For students: It’s worth reading the factual narrative of how the M&A transaction progressed to get an idea how such transactions typically take place. In a nutshell:
- The target bank was in Oklahoma; the acquiring bank, in Texas.
- Before the deal closed, the acquiring bank offered employment contracts to 35 of the Oklahoma bank’s senior-level employees (“bankers”), and suggested that the deal might fall apart if they didn’t sign.
- All but one of the 35 Oklahoma bankers signed, but some of them soon became unhappy with their new employment situation and left to join a competitor.
- As is often the case in such affairs, the departing bankers’ employment agreements with the Texas acquiring bank contained five provisions of particular interest:
- a non-competition covenant, prohibiting the bankers from competing with the Texas acquiring bank within 50 miles of the Oklahoma target bank’s banking centers;
- a non-solicitation covenant, precluding the bankers from soliciting customers of either the Texas acquiring bank or the Oklahoma target bank;
- a non-disclosure covenant, prohibiting the bankers from disclosing confidential information of either the Texas acquiring bank or the Oklahoma target bank;
- a Texas choice of law clause — this is salient because Texas law generally allows non-competition covenants, as long as they’re limited both geographically and temporally, but Oklahoma law generally doesn’t (remember, the departing bankers were all in Oklahoma); and
- a forum-selection clause specifying Texas as the exclusive jurisdiction.

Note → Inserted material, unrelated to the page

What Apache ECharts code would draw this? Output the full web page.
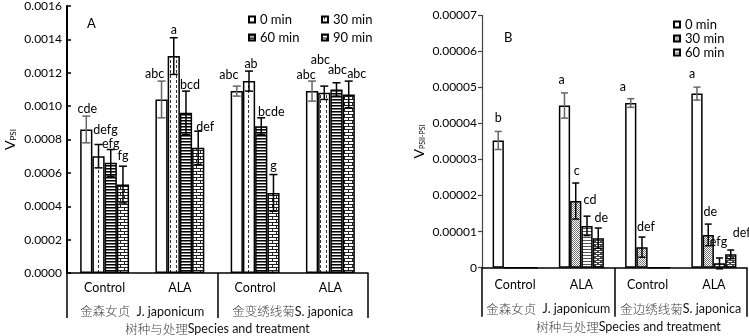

After the parties filed dueling state-court lawsuits in both Texas and Oklahoma, the cases were removed to federal court and consolidated in Houston.
Key takeaways: The district court held in part that:
- notwithstanding the Texas choice-of-law clause, Oklahoma law governed both the non-competition covenant because of Oklahoma’s strong public policy favoring employee mobility (the Fifth Circuit affirmed on this point) and the non-solicitation covenant (the Fifth Circuit reversed on this point);
- the Texas choice-of-law clause was effective to make Texas law govern the non-disclosure covenant; — but on the facts of the case, said the district court, the Texas acquiring bank had not shown that the departing bankers had disclosed confidential information, and so the court denied the Texas acquiring bank’s motion for a preliminary injunction against the departing bankers (the Fifth Circuit affirmed on this point as well).
At part III, starting at 805 F.3d 580, Judge Costa gives a useful recap of the law concerning choice-of-law clauses and forum-selection clauses, as well as explaining some of the underlying policy differences.